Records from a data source
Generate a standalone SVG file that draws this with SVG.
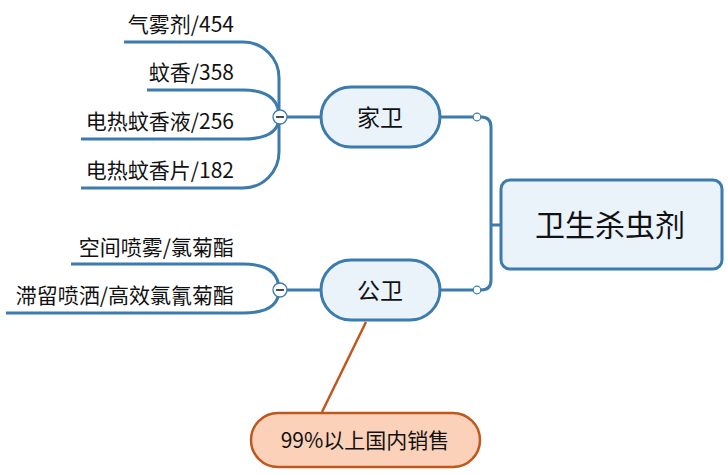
<svg xmlns="http://www.w3.org/2000/svg" width="728" height="475" viewBox="0 0 728 475">
<style>
.ln{fill:none;stroke:#3b7bad;stroke-width:3;stroke-linecap:butt}
.nd{fill:#eaf2fa;stroke:#3b7bad;stroke-width:3}
.t{font-family:"Microsoft YaHei","Noto Sans CJK SC",sans-serif;fill:#111}
.lbl{font-size:21px;text-anchor:end}
.dot{fill:#fff;stroke:#3b7bad;stroke-width:1.2}
</style>
<rect width="728" height="475" fill="#fff"/>
<g id="connectors">
<path class="ln" d="M501,225 H491"/>
<path class="ln" d="M440,117 H481 Q491,117 491,127 V280 Q491,290 481,290 H440"/>
<path class="ln" d="M286,117 H321"/>
<path class="ln" d="M286,290 H321"/>
<path class="ln" d="M279,117 V78 A36,36 0 0 0 243,42 H124"/>
<path class="ln" d="M279,117 Q279,90 243,90 H147"/>
<path class="ln" d="M279,117 Q279,139 243,139 H81"/>
<path class="ln" d="M279,117 V152 A36,36 0 0 1 243,188 H81"/>
<path class="ln" d="M279,290 Q279,264 243,264 H71"/>
<path class="ln" d="M279,290 Q279,313 243,313 H6"/>
<path d="M366,322 L322,412" fill="none" stroke="#c0571d" stroke-width="2.5"/>
<circle class="dot" cx="477" cy="117" r="3.8"/>
<circle class="dot" cx="477" cy="290" r="3.8"/>
<g id="collapse-home">
<circle cx="280" cy="117" r="7" fill="#fff" stroke="#3b7bad" stroke-width="1.3"/>
<path d="M276,117 H284" stroke="#111" stroke-width="1.5"/>
</g>
<g id="collapse-public">
<circle cx="280" cy="290" r="7" fill="#fff" stroke="#3b7bad" stroke-width="1.3"/>
<path d="M276,290 H284" stroke="#111" stroke-width="1.5"/>
</g>
</g>
<g id="root">
<rect class="nd" x="501" y="180" width="221" height="89" rx="9"/>
<text class="t" x="610" y="236" font-size="30" text-anchor="middle">卫生杀虫剂</text>
</g>
<g id="home">
<rect class="nd" x="321" y="87" width="119" height="60" rx="30"/>
<text class="t" x="380" y="126" font-size="23" text-anchor="middle">家卫</text>
</g>
<g id="public">
<rect class="nd" x="321" y="260" width="119" height="60" rx="30"/>
<text class="t" x="380" y="299" font-size="23" text-anchor="middle">公卫</text>
</g>
<g id="home-1"><text class="t lbl" x="234" y="32">气雾剂/454</text></g>
<g id="home-2"><text class="t lbl" x="234" y="80">蚊香/358</text></g>
<g id="home-3"><text class="t lbl" x="234" y="129">电热蚊香液/256</text></g>
<g id="home-4"><text class="t lbl" x="234" y="178">电热蚊香片/182</text></g>
<g id="public-1"><text class="t lbl" x="234" y="255">空间喷雾/氯菊酯</text></g>
<g id="public-2"><text class="t lbl" x="234" y="303">滞留喷洒/高效氯氰菊酯</text></g>
<g id="note">
<rect x="251" y="413" width="229" height="54" rx="27" fill="#fbd1ba" stroke="#c0571d" stroke-width="2.5"/>
<text class="t" x="365" y="448" font-size="21" text-anchor="middle">99%以上国内销售</text>
</g>
</svg>
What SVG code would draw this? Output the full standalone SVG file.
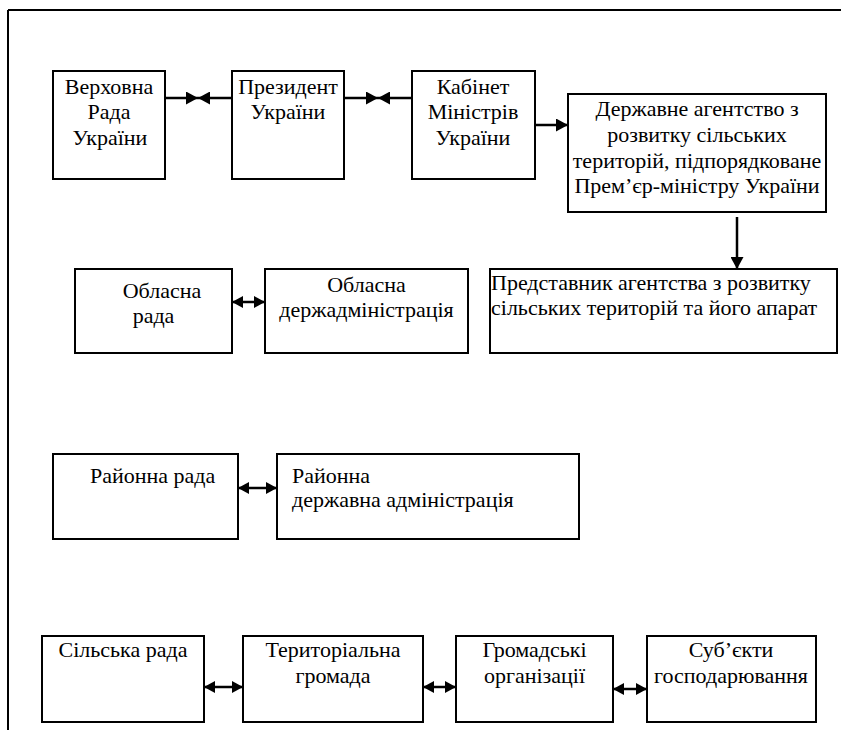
<svg xmlns="http://www.w3.org/2000/svg" width="841" height="730" viewBox="0 0 841 730">
<style>
  .box { fill: #fff; stroke: #000; stroke-width: 2; }
  .t { font-family: "Liberation Serif", "Times New Roman", "DejaVu Serif", serif; font-size: 22px; fill: #000; }
  .c { text-anchor: middle; }
  .s { text-anchor: start; }
  .ln { fill: none; stroke: #000; stroke-width: 2.5; }
  .frame { fill: none; stroke: #000; stroke-width: 2; }
</style>
<defs>
  <marker id="ah" viewBox="0 0 12 13" refX="12" refY="6.5" markerWidth="12" markerHeight="13" markerUnits="userSpaceOnUse" orient="auto-start-reverse">
    <path d="M0,0 L12,6.5 L0,13 z" fill="#000"/>
  </marker>
  <marker id="dh" viewBox="0 0 11 12" refX="11" refY="6" markerWidth="11" markerHeight="12" markerUnits="userSpaceOnUse" orient="auto-start-reverse">
    <path d="M0,0 L11,6 L0,12 z" fill="#000"/>
  </marker>
</defs>
<rect x="0" y="0" width="841" height="730" fill="#fff"/>
<path class="frame" d="M8,10 H841 M8,10 V730"/>

<g id="connectors">
  <path class="ln" d="M165,98 H198" marker-end="url(#ah)"/>
  <path class="ln" d="M232,98 H198" marker-end="url(#ah)"/>
  <path class="ln" d="M344,98 H378" marker-end="url(#ah)"/>
  <path class="ln" d="M412,98 H378" marker-end="url(#ah)"/>
  <path class="ln" d="M535,125 H568" marker-end="url(#ah)"/>
  <path class="ln" d="M737,217 V269" marker-end="url(#ah)"/>
  <path class="ln" d="M232,302 H265" marker-start="url(#dh)" marker-end="url(#dh)"/>
  <path class="ln" d="M238,488 H277" marker-start="url(#dh)" marker-end="url(#dh)"/>
  <path class="ln" d="M204,687 H243" marker-start="url(#dh)" marker-end="url(#dh)"/>
  <path class="ln" d="M423,687 H456" marker-start="url(#dh)" marker-end="url(#dh)"/>
  <path class="ln" d="M613,689 H647" marker-start="url(#dh)" marker-end="url(#dh)"/>
</g>

<g id="verkhovna-rada">
  <rect class="box" x="53" y="71" width="112" height="108"/>
  <text class="t c" x="109" y="94">Верховна</text>
  <text class="t c" x="109" y="119">Рада</text>
  <text class="t c" x="110" y="145">України</text>
</g>
<g id="president">
  <rect class="box" x="232" y="71" width="112" height="108"/>
  <text class="t c" x="288" y="94">Президент</text>
  <text class="t c" x="288" y="119">України</text>
</g>
<g id="kabmin">
  <rect class="box" x="412" y="71" width="123" height="108"/>
  <text class="t c" x="473" y="94">Кабінет</text>
  <text class="t c" x="473" y="119">Міністрів</text>
  <text class="t c" x="473" y="145">України</text>
</g>
<g id="agency">
  <rect class="box" x="568" y="94" width="258" height="118"/>
  <text class="t c" x="697" y="116">Державне агентство з</text>
  <text class="t c" x="697" y="142">розвитку сільських</text>
  <text class="t c" x="697" y="168">територій, підпорядковане</text>
  <text class="t c" x="697" y="193">Прем’єр-міністру України</text>
</g>
<g id="agency-rep">
  <rect class="box" x="490" y="269" width="347" height="84"/>
  <text class="t s" x="491" y="290">Представник агентства з розвитку</text>
  <text class="t s" x="491" y="315">сільських територій та його апарат</text>
</g>
<g id="oblast-rada">
  <rect class="box" x="75" y="269" width="157" height="84"/>
  <text class="t c" x="162" y="298">Обласна</text>
  <text class="t c" x="153.5" y="323">рада</text>
</g>
<g id="oblast-admin">
  <rect class="box" x="265" y="269" width="203" height="84"/>
  <text class="t c" x="366.5" y="292">Обласна</text>
  <text class="t c" x="366.5" y="317">держадміністрація</text>
</g>
<g id="raion-rada">
  <rect class="box" x="53" y="454" width="185" height="85"/>
  <text class="t s" x="90" y="483">Районна рада</text>
</g>
<g id="raion-admin">
  <rect class="box" x="277" y="454" width="302" height="85"/>
  <text class="t s" x="292" y="483">Районна</text>
  <text class="t s" x="292" y="507">державна адміністрація</text>
</g>
<g id="silska-rada">
  <rect class="box" x="42" y="636" width="162" height="86"/>
  <text class="t c" x="123" y="657">Сільська рада</text>
</g>
<g id="terytorialna-hromada">
  <rect class="box" x="243" y="636" width="180" height="86"/>
  <text class="t c" x="333" y="657">Територіальна</text>
  <text class="t c" x="333" y="683">громада</text>
</g>
<g id="hromadski-orhanizatsii">
  <rect class="box" x="456" y="636" width="157" height="86"/>
  <text class="t c" x="534.5" y="657">Громадські</text>
  <text class="t c" x="534.5" y="683">організації</text>
</g>
<g id="subiekty">
  <rect class="box" x="647" y="636" width="169" height="86"/>
  <text class="t c" x="731" y="657">Суб’єкти</text>
  <text class="t c" x="731" y="683">господарювання</text>
</g>
</svg>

> _Written request_
Copy out every line of the material above that mentions the word "standalone".

> _Solution for this exercise_
Generate a standalone SVG file that draws this with SVG.
What SVG code would draw this? Output the full standalone SVG file.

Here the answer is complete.